▶ _What you have to do_
Among the lines below, list those containing the string "Output".

▶ _Entries_
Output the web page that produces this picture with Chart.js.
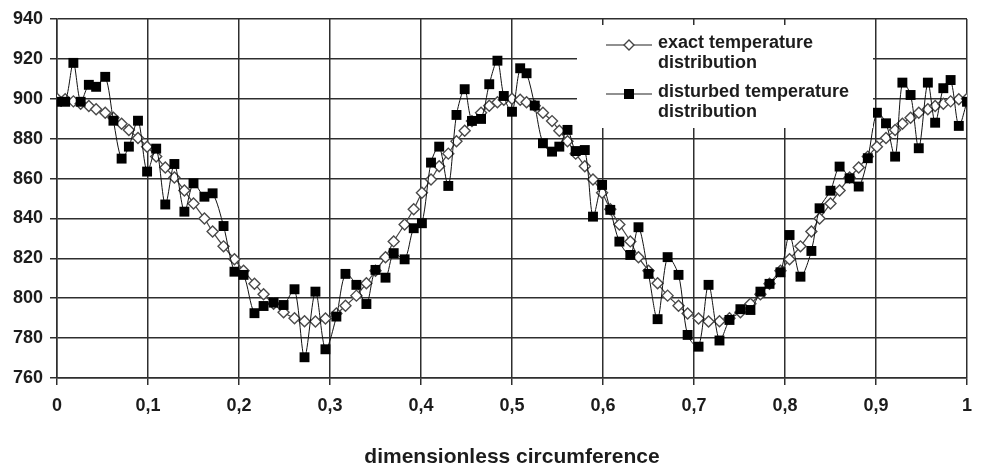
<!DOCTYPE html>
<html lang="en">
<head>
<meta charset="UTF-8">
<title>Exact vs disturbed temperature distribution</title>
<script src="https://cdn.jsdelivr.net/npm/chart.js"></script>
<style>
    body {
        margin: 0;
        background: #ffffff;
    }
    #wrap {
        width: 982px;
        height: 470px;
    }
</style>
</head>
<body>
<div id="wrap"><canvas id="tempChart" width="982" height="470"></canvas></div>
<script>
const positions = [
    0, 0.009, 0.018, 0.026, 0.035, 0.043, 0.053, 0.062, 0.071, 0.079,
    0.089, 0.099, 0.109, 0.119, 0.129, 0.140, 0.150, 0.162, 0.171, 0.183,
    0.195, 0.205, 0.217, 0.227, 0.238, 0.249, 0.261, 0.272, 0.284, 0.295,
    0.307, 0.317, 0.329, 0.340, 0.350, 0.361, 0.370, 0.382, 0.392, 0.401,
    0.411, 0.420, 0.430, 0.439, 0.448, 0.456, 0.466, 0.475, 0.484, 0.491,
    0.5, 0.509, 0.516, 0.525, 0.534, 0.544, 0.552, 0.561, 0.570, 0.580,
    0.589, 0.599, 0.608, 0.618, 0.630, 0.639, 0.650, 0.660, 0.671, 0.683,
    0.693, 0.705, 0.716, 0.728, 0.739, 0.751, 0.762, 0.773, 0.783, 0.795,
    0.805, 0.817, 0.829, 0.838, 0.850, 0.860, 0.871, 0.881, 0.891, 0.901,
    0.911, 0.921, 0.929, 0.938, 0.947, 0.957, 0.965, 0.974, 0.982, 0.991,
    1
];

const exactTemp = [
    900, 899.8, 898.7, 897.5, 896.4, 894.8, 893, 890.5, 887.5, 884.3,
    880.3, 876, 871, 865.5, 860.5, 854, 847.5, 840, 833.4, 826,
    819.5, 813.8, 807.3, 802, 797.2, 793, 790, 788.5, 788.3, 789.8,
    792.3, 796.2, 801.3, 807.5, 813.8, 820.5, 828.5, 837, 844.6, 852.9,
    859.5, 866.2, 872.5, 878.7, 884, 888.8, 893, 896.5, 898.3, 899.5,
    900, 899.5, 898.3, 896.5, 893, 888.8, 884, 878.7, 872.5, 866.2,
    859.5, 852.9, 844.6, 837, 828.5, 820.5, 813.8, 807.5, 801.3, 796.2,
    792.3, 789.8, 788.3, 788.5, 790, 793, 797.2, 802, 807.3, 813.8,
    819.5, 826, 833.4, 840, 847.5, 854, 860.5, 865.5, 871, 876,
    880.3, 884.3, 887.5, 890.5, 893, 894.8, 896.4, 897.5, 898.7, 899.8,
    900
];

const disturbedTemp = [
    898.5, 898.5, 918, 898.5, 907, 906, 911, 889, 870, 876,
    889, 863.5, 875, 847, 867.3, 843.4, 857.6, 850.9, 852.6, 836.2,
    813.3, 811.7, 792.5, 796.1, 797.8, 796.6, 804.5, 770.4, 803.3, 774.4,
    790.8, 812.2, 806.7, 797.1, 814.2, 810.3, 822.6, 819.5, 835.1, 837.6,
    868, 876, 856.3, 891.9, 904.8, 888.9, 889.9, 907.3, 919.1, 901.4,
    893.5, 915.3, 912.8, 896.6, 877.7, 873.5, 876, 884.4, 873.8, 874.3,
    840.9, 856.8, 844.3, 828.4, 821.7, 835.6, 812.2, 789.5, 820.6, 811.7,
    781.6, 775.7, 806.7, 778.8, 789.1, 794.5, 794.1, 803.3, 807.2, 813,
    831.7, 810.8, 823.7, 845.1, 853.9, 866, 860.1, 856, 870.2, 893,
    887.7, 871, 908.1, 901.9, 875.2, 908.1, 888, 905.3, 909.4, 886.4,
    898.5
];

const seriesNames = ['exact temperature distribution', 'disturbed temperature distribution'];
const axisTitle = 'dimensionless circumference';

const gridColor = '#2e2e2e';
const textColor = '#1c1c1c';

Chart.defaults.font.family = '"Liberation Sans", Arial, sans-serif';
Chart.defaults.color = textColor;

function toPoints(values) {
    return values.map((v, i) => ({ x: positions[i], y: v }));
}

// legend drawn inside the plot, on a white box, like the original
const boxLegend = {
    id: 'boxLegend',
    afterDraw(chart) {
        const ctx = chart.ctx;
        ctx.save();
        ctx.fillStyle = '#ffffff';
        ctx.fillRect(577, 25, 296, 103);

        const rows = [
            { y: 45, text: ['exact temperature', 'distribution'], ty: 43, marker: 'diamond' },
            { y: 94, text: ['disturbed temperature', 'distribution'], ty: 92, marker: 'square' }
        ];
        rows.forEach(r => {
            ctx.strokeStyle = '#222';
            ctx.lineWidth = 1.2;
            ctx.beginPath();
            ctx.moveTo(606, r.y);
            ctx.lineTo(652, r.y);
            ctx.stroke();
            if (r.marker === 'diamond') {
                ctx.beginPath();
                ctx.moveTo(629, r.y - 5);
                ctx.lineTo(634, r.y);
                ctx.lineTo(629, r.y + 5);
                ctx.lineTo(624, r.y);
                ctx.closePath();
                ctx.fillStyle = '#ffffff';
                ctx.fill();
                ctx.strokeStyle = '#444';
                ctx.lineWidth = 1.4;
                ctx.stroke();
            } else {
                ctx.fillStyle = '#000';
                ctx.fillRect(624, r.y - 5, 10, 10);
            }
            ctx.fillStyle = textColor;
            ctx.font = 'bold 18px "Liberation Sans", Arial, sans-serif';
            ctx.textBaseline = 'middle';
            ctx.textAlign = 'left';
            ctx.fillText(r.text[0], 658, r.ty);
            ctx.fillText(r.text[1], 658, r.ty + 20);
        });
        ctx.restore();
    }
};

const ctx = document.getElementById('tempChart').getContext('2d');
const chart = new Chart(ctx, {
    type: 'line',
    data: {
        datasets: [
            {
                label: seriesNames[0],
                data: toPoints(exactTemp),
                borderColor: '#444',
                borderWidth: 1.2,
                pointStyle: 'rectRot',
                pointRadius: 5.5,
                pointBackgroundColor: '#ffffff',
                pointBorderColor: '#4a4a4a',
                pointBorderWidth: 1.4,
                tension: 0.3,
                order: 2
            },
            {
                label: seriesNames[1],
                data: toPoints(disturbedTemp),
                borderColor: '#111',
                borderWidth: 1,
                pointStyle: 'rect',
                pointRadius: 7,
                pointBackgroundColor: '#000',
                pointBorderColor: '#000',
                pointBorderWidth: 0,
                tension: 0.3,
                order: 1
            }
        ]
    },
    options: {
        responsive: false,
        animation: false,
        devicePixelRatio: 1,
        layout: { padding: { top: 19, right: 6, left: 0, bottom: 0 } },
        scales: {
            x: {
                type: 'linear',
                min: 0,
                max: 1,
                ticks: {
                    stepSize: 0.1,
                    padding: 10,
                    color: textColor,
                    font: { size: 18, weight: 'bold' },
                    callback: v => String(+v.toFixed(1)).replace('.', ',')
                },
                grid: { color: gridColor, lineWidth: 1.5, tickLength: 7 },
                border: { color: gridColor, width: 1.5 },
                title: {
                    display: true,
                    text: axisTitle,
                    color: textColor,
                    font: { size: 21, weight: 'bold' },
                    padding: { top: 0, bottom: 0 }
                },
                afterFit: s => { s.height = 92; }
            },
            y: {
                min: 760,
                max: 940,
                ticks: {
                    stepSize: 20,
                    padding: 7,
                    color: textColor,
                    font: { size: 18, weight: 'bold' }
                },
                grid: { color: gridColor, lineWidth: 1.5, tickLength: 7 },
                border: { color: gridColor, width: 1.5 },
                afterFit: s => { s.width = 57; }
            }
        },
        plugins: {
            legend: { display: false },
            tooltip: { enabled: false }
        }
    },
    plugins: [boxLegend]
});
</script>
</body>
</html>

--

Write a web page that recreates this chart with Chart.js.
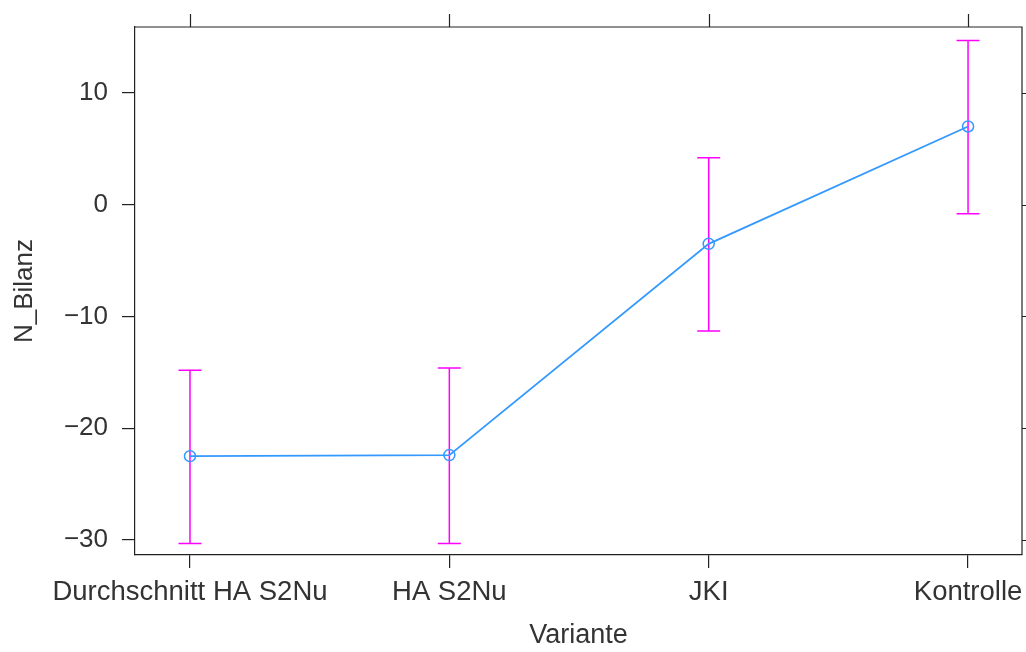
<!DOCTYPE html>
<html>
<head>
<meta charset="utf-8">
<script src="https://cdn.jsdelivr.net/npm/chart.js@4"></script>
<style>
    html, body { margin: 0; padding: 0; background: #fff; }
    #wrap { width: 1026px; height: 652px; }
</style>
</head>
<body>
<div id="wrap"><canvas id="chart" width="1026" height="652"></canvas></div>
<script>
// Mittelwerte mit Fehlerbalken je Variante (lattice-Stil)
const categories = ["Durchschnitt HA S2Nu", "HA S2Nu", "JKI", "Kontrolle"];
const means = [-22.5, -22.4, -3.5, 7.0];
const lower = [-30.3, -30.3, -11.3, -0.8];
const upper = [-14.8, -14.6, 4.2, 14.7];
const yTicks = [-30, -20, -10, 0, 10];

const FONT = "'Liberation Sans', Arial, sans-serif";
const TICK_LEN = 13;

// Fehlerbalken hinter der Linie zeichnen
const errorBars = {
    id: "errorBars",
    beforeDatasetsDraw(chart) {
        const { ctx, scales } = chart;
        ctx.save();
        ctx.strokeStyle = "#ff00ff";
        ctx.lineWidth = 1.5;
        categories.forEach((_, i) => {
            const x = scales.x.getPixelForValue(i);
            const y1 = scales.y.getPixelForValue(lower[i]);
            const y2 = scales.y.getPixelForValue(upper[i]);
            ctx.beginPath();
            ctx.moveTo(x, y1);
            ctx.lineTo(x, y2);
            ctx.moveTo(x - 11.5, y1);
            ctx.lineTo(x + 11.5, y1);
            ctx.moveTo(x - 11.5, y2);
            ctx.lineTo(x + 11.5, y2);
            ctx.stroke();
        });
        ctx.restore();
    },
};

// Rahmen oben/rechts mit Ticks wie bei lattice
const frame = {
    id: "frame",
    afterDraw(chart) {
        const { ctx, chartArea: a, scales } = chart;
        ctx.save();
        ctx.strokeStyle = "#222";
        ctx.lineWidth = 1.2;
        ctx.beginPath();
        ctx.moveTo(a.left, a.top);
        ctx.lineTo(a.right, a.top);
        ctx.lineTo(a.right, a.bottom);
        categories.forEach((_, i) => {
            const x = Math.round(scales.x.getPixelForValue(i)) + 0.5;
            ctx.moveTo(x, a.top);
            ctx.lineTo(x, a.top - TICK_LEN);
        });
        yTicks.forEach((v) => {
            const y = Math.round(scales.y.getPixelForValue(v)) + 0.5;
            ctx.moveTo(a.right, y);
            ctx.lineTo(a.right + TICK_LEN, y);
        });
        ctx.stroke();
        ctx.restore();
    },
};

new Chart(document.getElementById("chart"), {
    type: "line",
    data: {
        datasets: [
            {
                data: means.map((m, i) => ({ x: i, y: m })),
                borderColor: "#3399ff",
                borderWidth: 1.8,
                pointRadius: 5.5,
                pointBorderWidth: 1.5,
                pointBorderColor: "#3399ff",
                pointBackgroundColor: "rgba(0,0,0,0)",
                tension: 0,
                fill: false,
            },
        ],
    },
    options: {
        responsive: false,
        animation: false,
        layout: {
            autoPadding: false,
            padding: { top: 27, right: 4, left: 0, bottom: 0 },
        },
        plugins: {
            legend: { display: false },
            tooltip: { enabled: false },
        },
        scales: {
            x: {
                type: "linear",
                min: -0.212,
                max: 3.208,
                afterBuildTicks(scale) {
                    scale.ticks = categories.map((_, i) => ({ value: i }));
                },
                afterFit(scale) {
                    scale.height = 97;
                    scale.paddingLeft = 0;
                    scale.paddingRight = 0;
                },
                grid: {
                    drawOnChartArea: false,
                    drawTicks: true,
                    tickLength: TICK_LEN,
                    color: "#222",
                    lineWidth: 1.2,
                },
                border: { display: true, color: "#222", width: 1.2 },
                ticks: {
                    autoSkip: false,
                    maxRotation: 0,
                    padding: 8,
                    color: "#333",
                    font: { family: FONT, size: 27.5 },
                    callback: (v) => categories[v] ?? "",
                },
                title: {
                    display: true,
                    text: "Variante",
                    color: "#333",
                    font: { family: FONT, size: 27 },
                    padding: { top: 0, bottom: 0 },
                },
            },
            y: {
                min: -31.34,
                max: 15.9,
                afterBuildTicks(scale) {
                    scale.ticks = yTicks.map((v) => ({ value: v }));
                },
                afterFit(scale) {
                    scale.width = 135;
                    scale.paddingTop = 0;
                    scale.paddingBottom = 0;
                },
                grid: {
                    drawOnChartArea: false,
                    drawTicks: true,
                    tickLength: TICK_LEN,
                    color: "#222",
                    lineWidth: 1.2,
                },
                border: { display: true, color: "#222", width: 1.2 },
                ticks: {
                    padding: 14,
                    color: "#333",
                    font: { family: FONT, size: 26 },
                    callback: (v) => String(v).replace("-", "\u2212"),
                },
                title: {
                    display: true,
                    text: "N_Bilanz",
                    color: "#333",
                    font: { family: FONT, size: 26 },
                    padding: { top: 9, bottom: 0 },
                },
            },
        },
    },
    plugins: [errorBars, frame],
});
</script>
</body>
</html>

* * *

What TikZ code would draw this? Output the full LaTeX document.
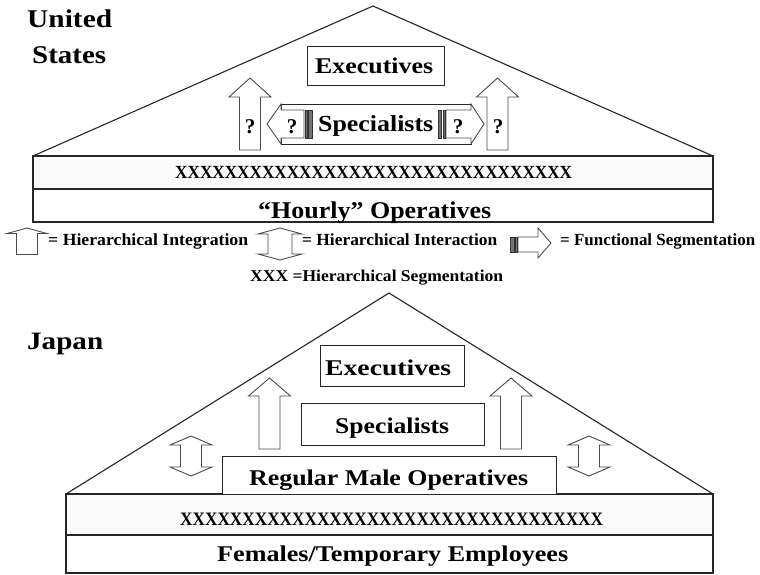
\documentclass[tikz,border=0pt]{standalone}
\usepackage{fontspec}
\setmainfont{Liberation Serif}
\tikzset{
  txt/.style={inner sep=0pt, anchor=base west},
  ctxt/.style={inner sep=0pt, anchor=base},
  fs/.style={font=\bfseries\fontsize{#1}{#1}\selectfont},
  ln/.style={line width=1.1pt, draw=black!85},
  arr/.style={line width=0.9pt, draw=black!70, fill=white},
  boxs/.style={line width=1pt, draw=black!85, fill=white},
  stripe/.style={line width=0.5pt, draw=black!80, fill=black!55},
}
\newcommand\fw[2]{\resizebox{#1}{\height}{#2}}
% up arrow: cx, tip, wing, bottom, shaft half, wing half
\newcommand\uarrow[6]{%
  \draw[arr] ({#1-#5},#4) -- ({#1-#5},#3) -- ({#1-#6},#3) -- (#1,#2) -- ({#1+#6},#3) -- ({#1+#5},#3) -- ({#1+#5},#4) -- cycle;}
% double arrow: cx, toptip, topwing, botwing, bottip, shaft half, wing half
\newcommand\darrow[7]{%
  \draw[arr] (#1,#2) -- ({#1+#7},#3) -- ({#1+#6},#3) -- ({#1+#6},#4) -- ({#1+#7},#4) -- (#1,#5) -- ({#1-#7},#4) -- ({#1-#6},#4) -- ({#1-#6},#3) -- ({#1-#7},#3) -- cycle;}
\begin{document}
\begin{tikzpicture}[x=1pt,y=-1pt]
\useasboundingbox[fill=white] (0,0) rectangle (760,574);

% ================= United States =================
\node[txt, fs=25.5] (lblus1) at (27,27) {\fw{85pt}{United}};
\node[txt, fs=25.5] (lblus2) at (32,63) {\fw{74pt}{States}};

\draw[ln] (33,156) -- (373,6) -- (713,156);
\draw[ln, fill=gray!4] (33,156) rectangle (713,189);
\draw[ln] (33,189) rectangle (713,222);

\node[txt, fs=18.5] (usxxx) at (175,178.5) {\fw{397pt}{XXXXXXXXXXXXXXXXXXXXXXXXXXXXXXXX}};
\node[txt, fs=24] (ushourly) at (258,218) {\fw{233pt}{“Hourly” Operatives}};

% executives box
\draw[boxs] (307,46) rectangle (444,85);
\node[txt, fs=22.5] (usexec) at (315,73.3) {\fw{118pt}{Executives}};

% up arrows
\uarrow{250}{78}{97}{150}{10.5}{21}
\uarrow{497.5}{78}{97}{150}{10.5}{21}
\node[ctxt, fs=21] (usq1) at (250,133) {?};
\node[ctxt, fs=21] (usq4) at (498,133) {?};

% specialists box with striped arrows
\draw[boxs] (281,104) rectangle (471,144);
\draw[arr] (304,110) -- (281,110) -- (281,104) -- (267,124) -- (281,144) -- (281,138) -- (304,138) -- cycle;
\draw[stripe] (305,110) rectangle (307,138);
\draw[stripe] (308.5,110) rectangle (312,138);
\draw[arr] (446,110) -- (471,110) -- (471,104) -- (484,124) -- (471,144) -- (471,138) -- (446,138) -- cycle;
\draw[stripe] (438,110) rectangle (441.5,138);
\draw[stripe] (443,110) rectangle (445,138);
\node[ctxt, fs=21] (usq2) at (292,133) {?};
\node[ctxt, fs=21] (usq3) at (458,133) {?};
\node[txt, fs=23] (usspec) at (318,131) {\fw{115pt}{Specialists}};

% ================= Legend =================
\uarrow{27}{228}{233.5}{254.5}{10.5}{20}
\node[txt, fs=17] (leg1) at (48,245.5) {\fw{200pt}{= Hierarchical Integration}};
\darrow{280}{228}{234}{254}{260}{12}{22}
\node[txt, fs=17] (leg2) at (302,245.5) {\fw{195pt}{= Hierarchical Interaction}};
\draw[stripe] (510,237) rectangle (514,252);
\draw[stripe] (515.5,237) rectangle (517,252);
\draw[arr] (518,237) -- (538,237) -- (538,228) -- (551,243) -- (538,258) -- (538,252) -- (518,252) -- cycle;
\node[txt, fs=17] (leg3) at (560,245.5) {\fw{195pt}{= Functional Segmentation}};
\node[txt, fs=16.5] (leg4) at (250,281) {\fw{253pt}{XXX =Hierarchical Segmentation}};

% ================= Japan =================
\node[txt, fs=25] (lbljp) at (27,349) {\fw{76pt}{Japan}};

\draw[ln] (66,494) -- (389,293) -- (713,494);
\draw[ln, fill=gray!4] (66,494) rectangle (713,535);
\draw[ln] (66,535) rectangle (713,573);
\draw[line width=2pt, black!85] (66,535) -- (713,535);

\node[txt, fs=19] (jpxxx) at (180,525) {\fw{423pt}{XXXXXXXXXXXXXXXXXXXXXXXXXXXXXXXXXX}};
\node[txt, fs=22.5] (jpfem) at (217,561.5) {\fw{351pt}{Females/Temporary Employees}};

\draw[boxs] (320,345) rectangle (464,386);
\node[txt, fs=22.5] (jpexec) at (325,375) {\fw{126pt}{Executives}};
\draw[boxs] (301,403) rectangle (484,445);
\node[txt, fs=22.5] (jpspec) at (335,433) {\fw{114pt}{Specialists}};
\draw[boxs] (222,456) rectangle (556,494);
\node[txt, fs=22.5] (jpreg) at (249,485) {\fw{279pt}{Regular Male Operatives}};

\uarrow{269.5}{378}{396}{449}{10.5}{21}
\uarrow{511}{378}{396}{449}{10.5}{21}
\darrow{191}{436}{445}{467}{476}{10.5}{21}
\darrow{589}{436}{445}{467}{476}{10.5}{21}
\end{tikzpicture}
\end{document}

▶ _Task response_
Output the web page that produces this picture with Chart.js.
What TikZ code would draw this? Output the full LaTeX document.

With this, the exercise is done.